Arrests of rights defenders in CamSur signal darker days ahead with enactment of terror law

The arrests of United Church of Christ in the Philippines (UCCP) pastor and Karapatan – Bikol Spokesperson Dan San Andres and Bicolana Gabriela Chairperson Jenelyn Nagrampa in Camarines Sur on false charges “signal darker days ahead in the country with the signing of the Anti-Terrorism Act,” human rights watchdog Karapatan said, as the group assailed the arrests and charges as “part of the Duterte administration’s continuing crackdown and criminalization of human rights defenders.”

The arrests of United Church of Christ in the Philippines (UCCP) pastor and Karapatan – Bikol Spokesperson Dan San Andres and Bicolana Gabriela Chairperson Jenelyn Nagrampa in Camarines Sur on false charges “signal darker days ahead in the country with the signing of the Anti-Terrorism Act,” human rights watchdog Karapatan said, as the group assailed the arrests and charges as “part of the Duterte administration’s continuing crackdown and criminalization of human rights defenders.”

“In a matter of days after the Anti-Terrorism Act was signed, the harassment of human rights defenders in the country has already visibly worsened, from policemen attempting to serve a moot arrest warrant to the arrests of activists on clearly falsified murder charges. The arrests of Pastor Dan San Andres and Jenelyn Nagrampa are nothing more than efforts to threaten human rights defenders and to vilify and malign our work,” Karapatan Secretary General Cristina Palabay stated.

Nagrampa, also a current village councilor in Brgy. San Isidro, Nabua, Camarines Sur as well as the national vice-chairperson of Gabriela, was arrested at her residence in Nabua, Camarines Sur around noon last Tuesday, July 7, through an arrest warrant issued last June 29. She is currently detained at the Nabua Municipal Police Station. Meanwhile, San Andres, 61, was arrested yesterday, July 9, at 12:55 p.m., in his house in Sipocot, Camarines Sur. According to the initial reports of Karapatan  Bikol, Nagrampa and San Andres were accused of double murder in relation to an alleged New People’s Army (NPA) ambush that resulted in the deaths of two soldiers in Ragay, Camarines Sur on May 13, 2018.

Palabay averred that both Nagrampa and San Andres “have already filed their respective counter-affidavits where they vehemently denied participation in the alleged ambush. They have submitted their affidavits during the preliminary investigation on the double murder complaint last December 2019. During the said incident, San Andres was conducting a mass in his parish in the UCCP Church South Centro in Sipocot, Camarines Sur, while Nagrampa was campaigning for the barangay elections.”

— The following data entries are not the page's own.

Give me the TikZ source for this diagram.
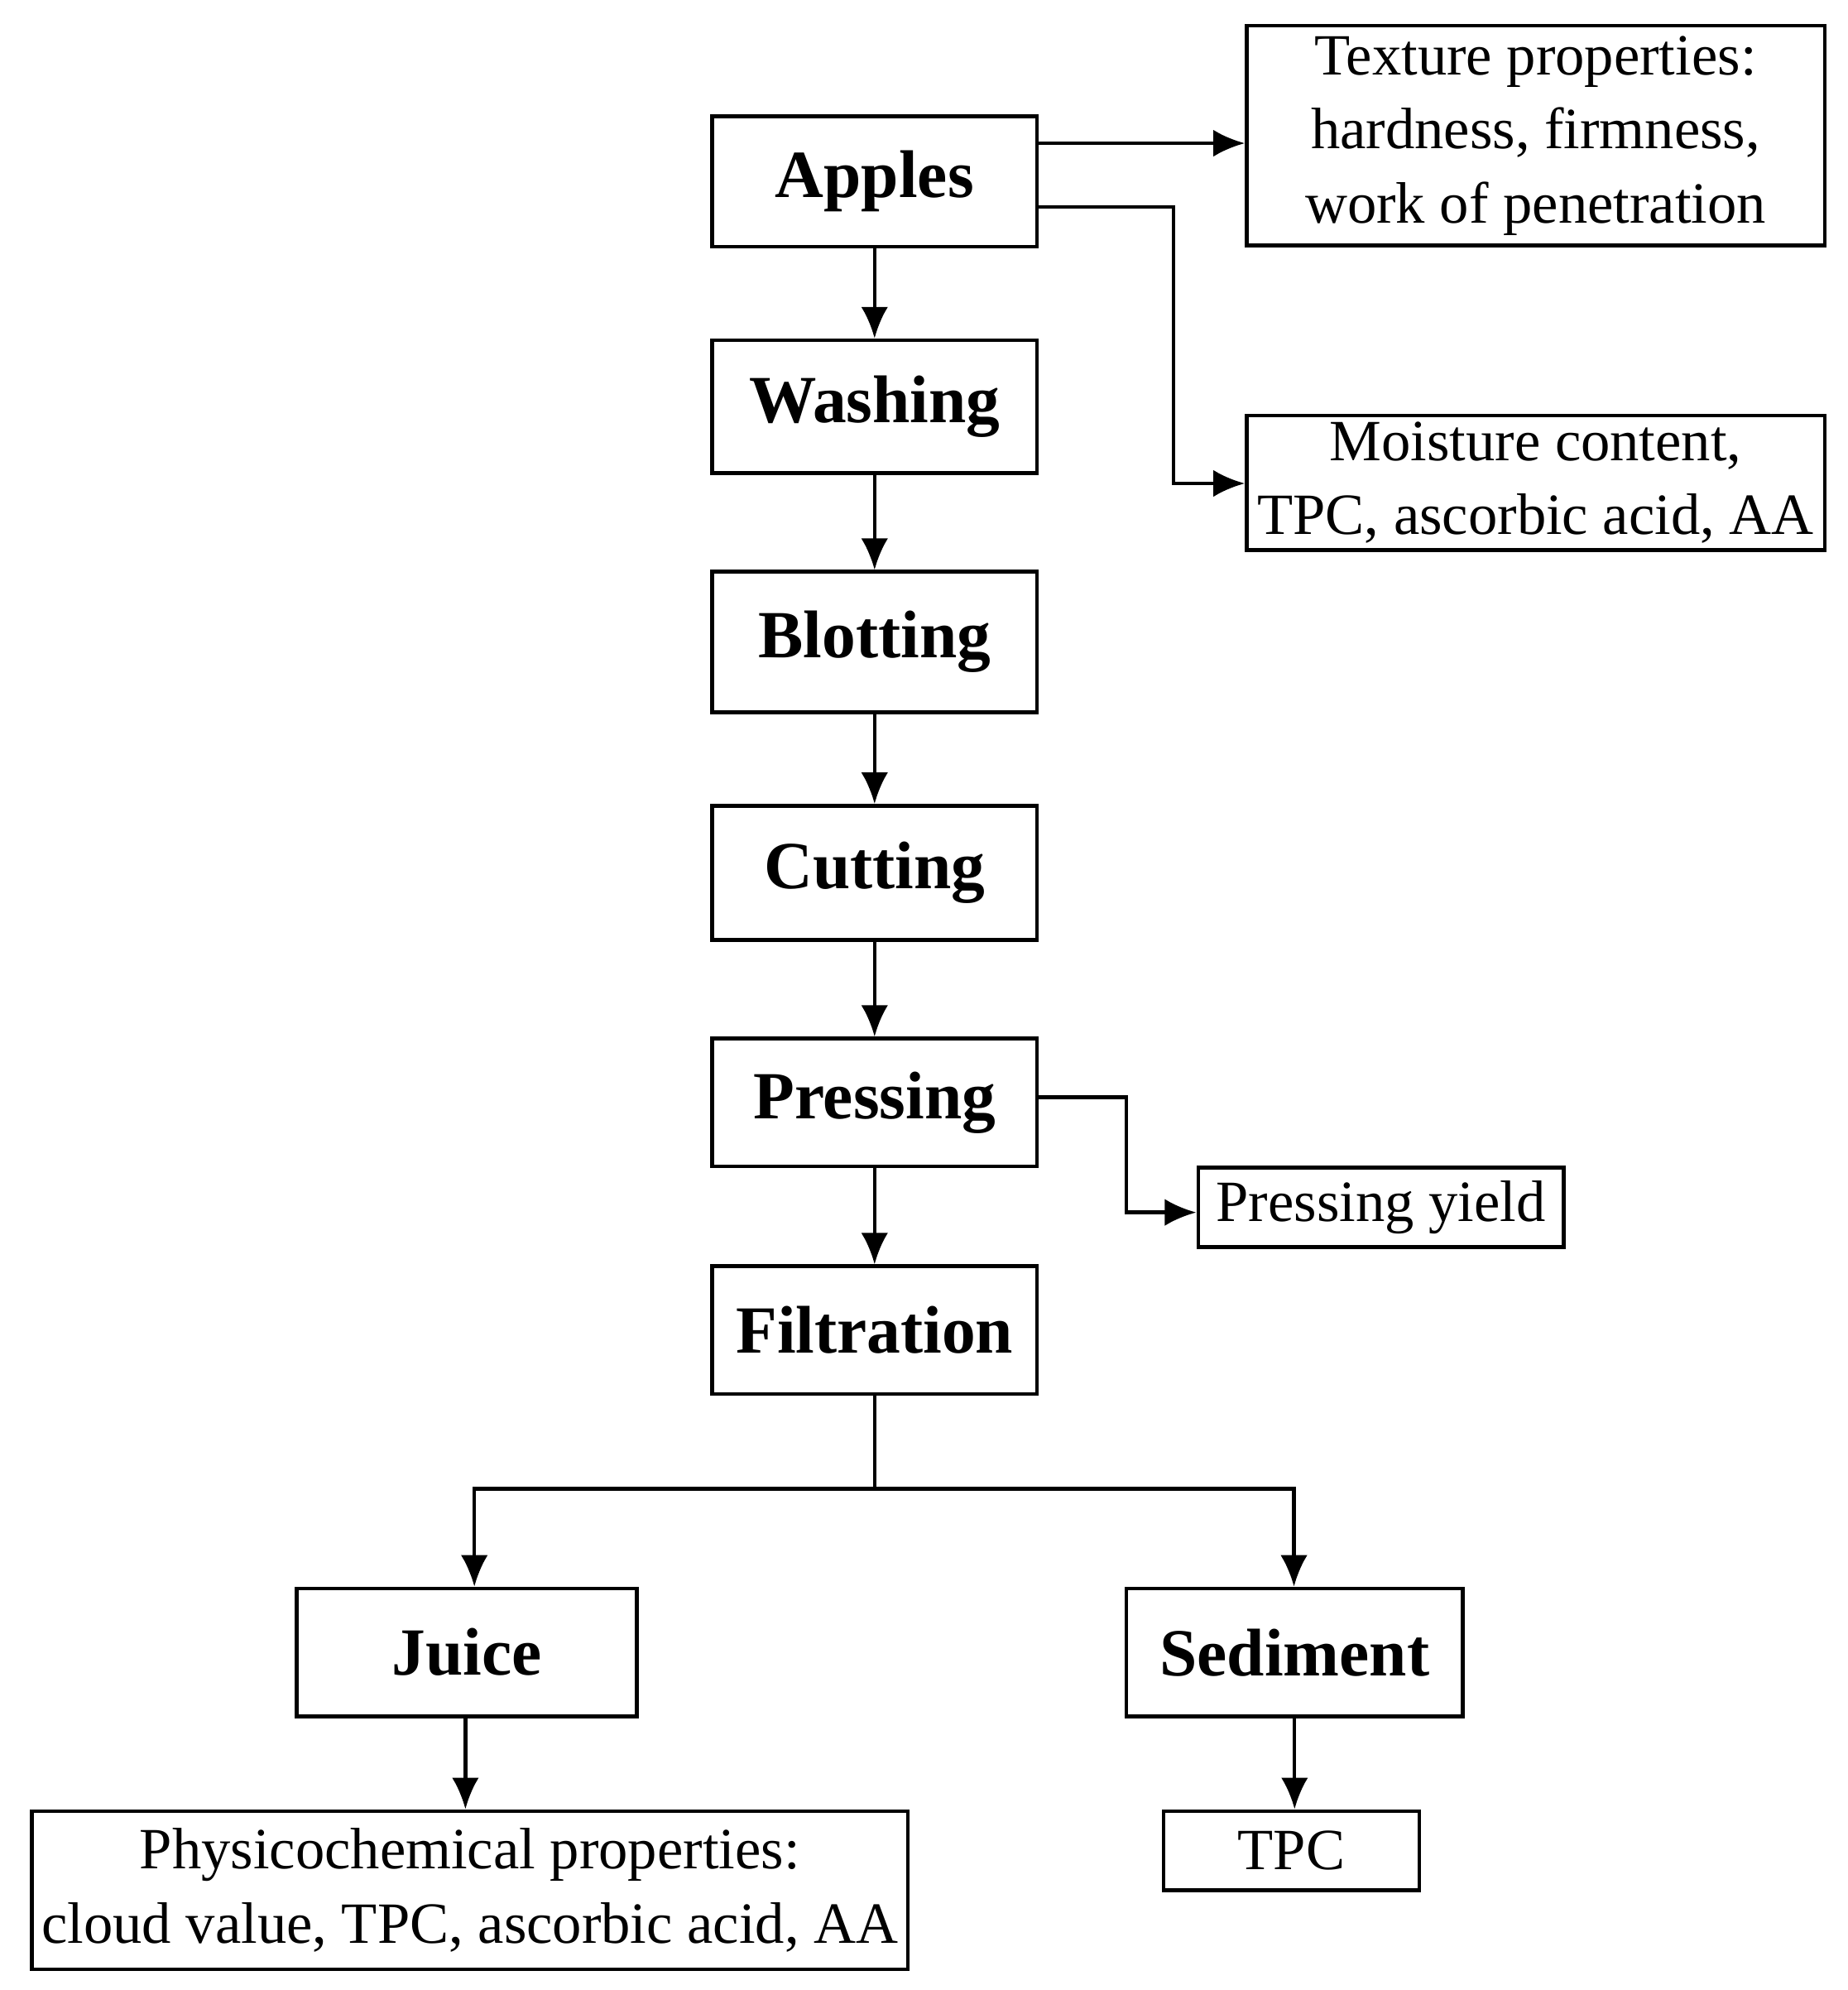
\documentclass[tikz,border=0pt]{standalone}
\usepackage{fontspec}
\setmainfont{Liberation Serif}
\usetikzlibrary{arrows.meta,positioning}
\tikzset{
  stage/.style={draw,thick,minimum width=2.54cm,minimum height=1.02cm,inner sep=1pt,font=\fontsize{15}{18}\selectfont\bfseries},
  info/.style={draw,thick,align=center,font=\fontsize{13}{16.5}\selectfont,inner sep=1pt},
  flow/.style={-{Latex[length=7pt,width=6pt]},thick}
}
\begin{document}
\begin{tikzpicture}
\useasboundingbox (0,0) rectangle (14.45,-15.56);
% process chain
\node[stage] (apples) at (6.84,-1.42) {Apples};
\node[stage,minimum height=1.04cm] (wash) at (6.84,-3.18) {Washing};
\node[stage,minimum height=1.1cm] (blot) at (6.84,-5.02) {Blotting};
\node[stage,minimum height=1.05cm] (cut) at (6.84,-6.825) {Cutting};
\node[stage,minimum height=1.0cm] (press) at (6.84,-8.62) {Pressing};
\node[stage,minimum height=1.0cm] (filt) at (6.84,-10.4) {Filtration};
\node[stage,minimum width=2.66cm,minimum height=1.0cm] (juice) at (3.65,-12.92) {Juice};
\node[stage,minimum width=2.63cm,minimum height=1.0cm] (sed) at (10.125,-12.92) {Sediment};
% measurements
\node[info,minimum width=4.52cm,minimum height=1.72cm] (texture) at (12.01,-1.06)
  {Texture properties:\\hardness, firmness,\\work of penetration};
\node[info,minimum width=4.52cm,minimum height=1.05cm] (moist) at (12.01,-3.775)
  {Moisture content,\\TPC, ascorbic acid, AA};
\node[info,minimum width=2.86cm,minimum height=0.62cm] (yield) at (10.8,-9.44) {Pressing yield};
\node[info,minimum width=6.85cm,minimum height=1.24cm] (phys) at (3.675,-14.78)
  {Physicochemical properties:\\cloud value, TPC, ascorbic acid, AA};
\node[info,minimum width=2.0cm,minimum height=0.62cm] (tpc) at (10.1,-14.47) {TPC};
\coordinate (split) at (6.84,-11.64);

\draw[flow] (apples) -- (wash);
\draw[flow] (wash) -- (blot);
\draw[flow] (blot) -- (cut);
\draw[flow] (cut) -- (press);
\draw[flow] (press) -- (filt);
\draw[flow] (apples.east |- 0,-1.12) -- (texture.west |- 0,-1.12);
\draw[flow] (apples.east |- 0,-1.62) -| (9.18,-3.78) -- (moist.west |- 0,-3.78);
\draw[flow] (press.east |- 0,-8.58) -| (8.81,-9.48) -- (yield.west |- 0,-9.48);
\draw[thick] (filt) -- (split);
\draw[flow] (split) -| (juice.north -| 3.71,0);
\draw[flow] (split) -| (sed.north -| 10.12,0);
\draw[flow] (juice.south -| 3.64,0) -- (phys.north -| 3.64,0);
\draw[flow] (sed) -- (tpc.north -| sed);
\end{tikzpicture}
\end{document}
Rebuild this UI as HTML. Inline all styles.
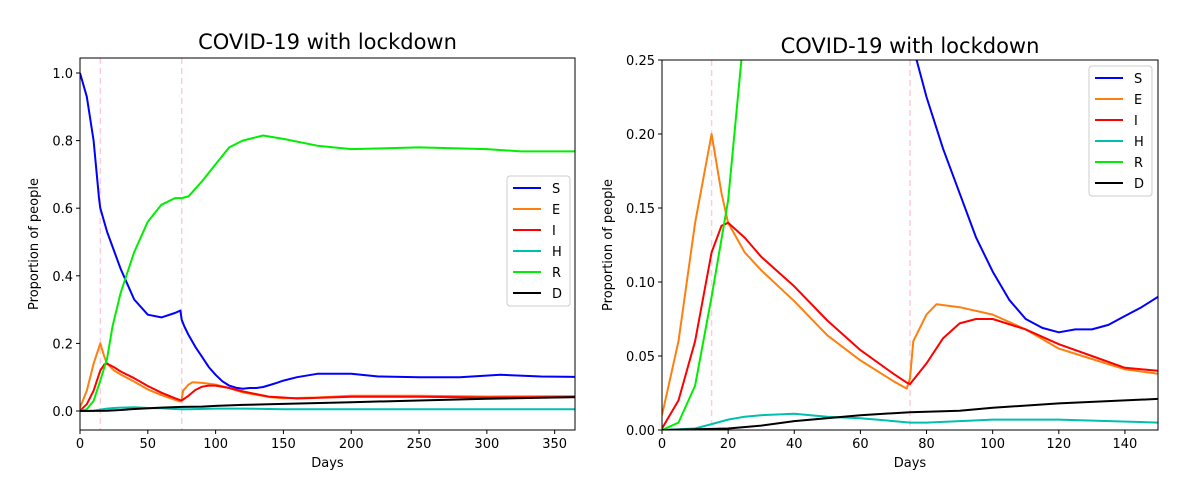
<!DOCTYPE html>
<html><head><meta charset="utf-8"><style>
body{margin:0;background:#fff;font-family:"DejaVu Sans","Liberation Sans",sans-serif;}
svg text{font-family:"DejaVu Sans","Liberation Sans",sans-serif;}
</style></head><body>
<svg id="c" width="1202" height="480" xmlns="http://www.w3.org/2000/svg"></svg>
<script>
const seriesNames=["S","E","I","H","R","D"];
const seriesColors=["#0000ff","#ff7f0e","#ff0000","#00bfae","#00ee00","#000000"];
const lockdownDays=[15,75];
const S_days=[0,5,10,14,15,20,30,40,50,60,70,74,75,77,80,85,90,95,100,105,110,115,120,125,130,135,140,145,150,160,175,200,220,250,280,310,340,365];
const S_vals=[1.0,0.93,0.80,0.63,0.60,0.53,0.42,0.33,0.285,0.277,0.29,0.297,0.27,0.25,0.225,0.19,0.16,0.13,0.107,0.088,0.075,0.069,0.066,0.068,0.068,0.071,0.077,0.083,0.09,0.10,0.11,0.11,0.102,0.10,0.10,0.107,0.102,0.101];
const E_days=[0,5,10,15,18,20,25,30,40,50,60,70,74,75,76,80,83,90,100,110,120,130,140,150,175,200,250,300,365];
const E_vals=[0.01,0.06,0.14,0.20,0.16,0.14,0.12,0.108,0.087,0.064,0.047,0.033,0.028,0.035,0.06,0.078,0.085,0.083,0.078,0.068,0.055,0.048,0.041,0.038,0.04,0.045,0.045,0.043,0.044];
const I_days=[0,5,10,15,18,20,25,30,40,50,60,70,74,75,80,85,90,95,100,110,120,130,140,150,160,200,250,300,365];
const I_vals=[0.001,0.02,0.06,0.12,0.138,0.14,0.13,0.117,0.097,0.074,0.054,0.038,0.032,0.031,0.045,0.062,0.072,0.075,0.075,0.068,0.058,0.05,0.042,0.04,0.037,0.042,0.042,0.04,0.041];
const H_days=[0,10,15,20,25,30,40,50,60,70,75,80,100,120,150,200,365];
const H_vals=[0,0.001,0.004,0.007,0.009,0.010,0.011,0.009,0.008,0.006,0.005,0.005,0.007,0.007,0.005,0.005,0.005];
const R_days=[0,5,10,15,20,24,30,40,50,60,70,75,80,90,100,110,120,135,150,175,200,250,300,325,365];
const R_vals=[0,0.005,0.03,0.09,0.155,0.25,0.35,0.47,0.56,0.61,0.63,0.63,0.635,0.68,0.73,0.78,0.80,0.815,0.805,0.785,0.775,0.78,0.775,0.768,0.768];
const D_days=[0,20,30,40,60,75,90,100,120,150,200,250,300,365];
const D_vals=[0,0.001,0.003,0.006,0.01,0.012,0.013,0.015,0.018,0.021,0.026,0.031,0.036,0.041];
const allDays=[S_days,E_days,I_days,H_days,R_days,D_days];
const allVals=[S_vals,E_vals,I_vals,H_vals,R_vals,D_vals];
const leftXTicks=[0,50,100,150,200,250,300,350];
const leftYTicks=[0,0.2,0.4,0.6,0.8,1.0];
const rightXTicks=[0,20,40,60,80,100,120,140];
const rightYTicks=[0,0.05,0.10,0.15,0.20,0.25];

const NS="http://www.w3.org/2000/svg";
const svg=document.getElementById('c');
function mk(tag,attrs,parent){const e=document.createElementNS(NS,tag);for(const k in attrs)e.setAttribute(k,attrs[k]);(parent||svg).appendChild(e);return e;}

function panel(id,cfg){
  const g=mk('g',{});
  
  
  const {L,R,T,B,x0,x1,y0,y1,y0px,y1px}=cfg;
  const sx=d=>L+(d-x0)/(x1-x0)*(R-L);
  const sy=v=>y0px+(v-y0)/(y1-y0)*(y1px-y0px);
  mk('clipPath',{id:id+'-clip'},g).appendChild(document.createElementNS(NS,'rect'));
  const cr=g.querySelector('clipPath rect');cr.setAttribute('x',L);cr.setAttribute('y',T);cr.setAttribute('width',R-L);cr.setAttribute('height',B-T);
  const plot=mk('g',{'clip-path':'url(#'+id+'-clip)'},g);
  lockdownDays.forEach(d=>{
    const l=mk('line',{x1:sx(d),x2:sx(d),y1:T,y2:B,stroke:'#ffccdd','stroke-width':1.5,'stroke-dasharray':'6,4'},plot);
    
    
  });
  seriesNames.forEach((n,i)=>{
    const pts=allDays[i].map((d,j)=>sx(d).toFixed(1)+','+sy(allVals[i][j]).toFixed(1)).join(' ');
    const p=mk('polyline',{points:pts,fill:'none',stroke:seriesColors[i],'stroke-width':2,'stroke-linejoin':'round'},plot);
    
    
  });
  const fr=mk('rect',{x:L,y:T,width:R-L,height:B-T,fill:'none',stroke:'#000','stroke-width':1},g);
  
  
  cfg.xt.forEach(t=>{
    const x=sx(t);
    mk('line',{x1:x,x2:x,y1:B,y2:B+4,stroke:'#000'},g);
    const tx=mk('text',{x:x,y:B+18,'font-size':13,'text-anchor':'middle',fill:'#000'},g);tx.textContent=t;
    
    
  });
  cfg.yt.forEach(t=>{
    const y=sy(t);
    mk('line',{x1:L-4,x2:L,y1:y,y2:y,stroke:'#000'},g);
    const tx=mk('text',{x:L-7,y:y+5,'font-size':13,'text-anchor':'end',fill:'#000'},g);tx.textContent=t.toFixed(cfg.dec);
    
    
  });
  const xl=mk('text',{x:(L+R)/2,y:B+37,'font-size':13,'text-anchor':'middle'},g);xl.textContent='Days';
  
  
  const yl=mk('text',{x:0,y:0,'font-size':13,'text-anchor':'middle',transform:'translate('+cfg.ylx+','+((T+B)/2)+') rotate(-90)'},g);yl.textContent='Proportion of people';
  
  
  const ti=mk('text',{x:(L+R)/2,y:cfg.ty,'font-size':21,'text-anchor':'middle'},g);ti.textContent='COVID-19 with lockdown';
  
  
  const lg=mk('g',{},g);
  
  
  mk('rect',{x:cfg.lgx,y:cfg.lgy,width:63,height:130,rx:3,fill:'#fff',stroke:'#ccc'},lg);
  seriesNames.forEach((n,i)=>{
    const y=cfg.lgy+12+i*21;
    mk('line',{x1:cfg.lgx+6,x2:cfg.lgx+34,y1:y,y2:y,stroke:seriesColors[i],'stroke-width':2},lg);
    const t=mk('text',{x:cfg.lgx+45,y:y+5,'font-size':13},lg);t.textContent=n;
    
    
  });
}
panel('left',{L:80,R:575,T:58,B:430,x0:0,x1:365,y0:0,y1:1,y0px:411,y1px:73,xt:leftXTicks,yt:leftYTicks,dec:1,ylx:38,ty:49,lgx:507,lgy:176});
panel('right',{L:662,R:1158,T:60,B:430,x0:0,x1:150,y0:0,y1:0.25,y0px:430,y1px:60,xt:rightXTicks,yt:rightYTicks,dec:2,ylx:612,ty:53,lgx:1089,lgy:66});
</script>
</body></html>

“The concoctions of cases linking human rights defenders to alleged NPA encounters is already an old and tired tactic repeatedly orchestrated by the military to harass, threaten, intimidate, and criminalize us as well as to publicly vilify us as ‘terrorists’ or ‘terrorist sympathizers.’ This is already happening way before the Anti-Terrorism Act was signed into law,” the Karapatan officer continued.

“With its enactment, such incidents and patterns of human rights violations are expected to intensify in the mad rampage against human rights defenders, dissenters, and critics of this administration. Karapatan condemns the arrest of our Bicol chapter spokesperson Pastor Dan San Andres and woman human rights defender Jenelyn Nagrampa. We urgently demand their immediate release as we call for the halt to all forms of attacks against human rights defenders in the Philippines,” she ended.